Because of the thermal inversion, the cold air near the sea acted as a lens that bent the light downward.

This optical phenomenon is believed to have caused the Titanic’s officers to see up to an extraordinarily long distance that night.

Mr Maltin added that this slight haze likely had the same colour as the fatal iceberg, which reduce the “angular apparent size of the berg”

He calculates that the lookouts had less than a minute to react from when they saw the iceberg to taking evasive measures.

The vessel was dubbed “unsinkable” because its designers made sure it could float with up to four of its 16 water-tight compartments flooded.

But, Mr Maltin reveals, the “Achilles heel” of her design was that she couldn’t float with five flooded – and so slowly sank after more than two hours.

The British passenger liner had roughly 2,400 passengers on board when it struck the iceberg shortly before midnight.

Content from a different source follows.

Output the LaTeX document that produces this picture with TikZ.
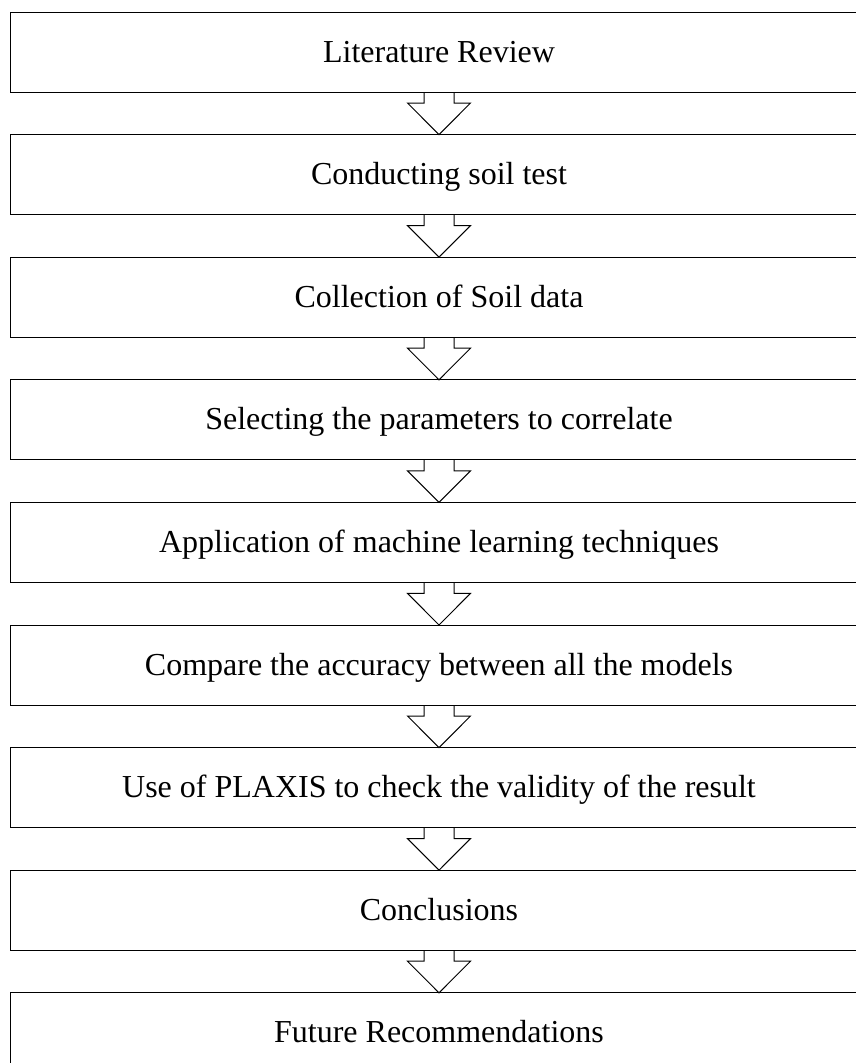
\documentclass[tikz,border=0pt]{standalone}
\usepackage{fontspec}
\setmainfont{Liberation Serif}
\usetikzlibrary{positioning}

\begin{document}
\begin{tikzpicture}[x=1pt, y=1pt,
	stage/.style={draw, line width=1pt, rectangle, minimum width=858pt, minimum height=80pt,
		inner sep=0pt, outer sep=0pt, text height=22pt, text depth=2pt,
		font=\fontsize{32}{38}\selectfont},
	flow/.style={draw, line width=1pt, line join=miter}]
			\useasboundingbox (0,0) rectangle (856,-1063);
			\clip (0,0) rectangle (856,-1063);

			\node [stage] (s1) at (439,-52) {Literature Review};
			\node [stage, below=42.6pt of s1] (s2) {Conducting soil test};
			\node [stage, below=42.6pt of s2] (s3) {Collection of Soil data};
			\node [stage, below=42.6pt of s3] (s4) {Selecting the parameters to correlate};
			\node [stage, below=42.6pt of s4] (s5) {Application of machine learning techniques};
			\node [stage, below=42.6pt of s5] (s6) {Compare the accuracy between all the models};
			\node [stage, below=42.6pt of s6] (s7) {Use of PLAXIS to check the validity of the result};
			\node [stage, below=42.6pt of s7] (s8) {Conclusions};
			\node [stage, below=42.6pt of s8] (s9) {Future Recommendations};

			\foreach \a/\b in {s1/s2, s2/s3, s3/s4, s4/s5, s5/s6, s6/s7, s7/s8, s8/s9}
				\draw [flow] (\a.south) ++(-15,0) -- ++(0,-11) -- ++(-16.5,0) -- (\b.north)
					-- ++(31.5,31.6) -- ++(-16.5,0) -- ++(0,11);
		\end{tikzpicture}
\end{document}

The devastating event saw more than 1,500 people lose their lives in one of modern history’s deadliest commercial marine disasters.

The wreck of the Titanic — which was discovered on September 1, 1985 —is located at the bottom of the Atlantic Ocean, some 13,000 feet (4,000 metres) underwater.

It remains in two main pieces, the bow and the stern – but experts warn that it is quickly disintegrating and could soon be lost forever.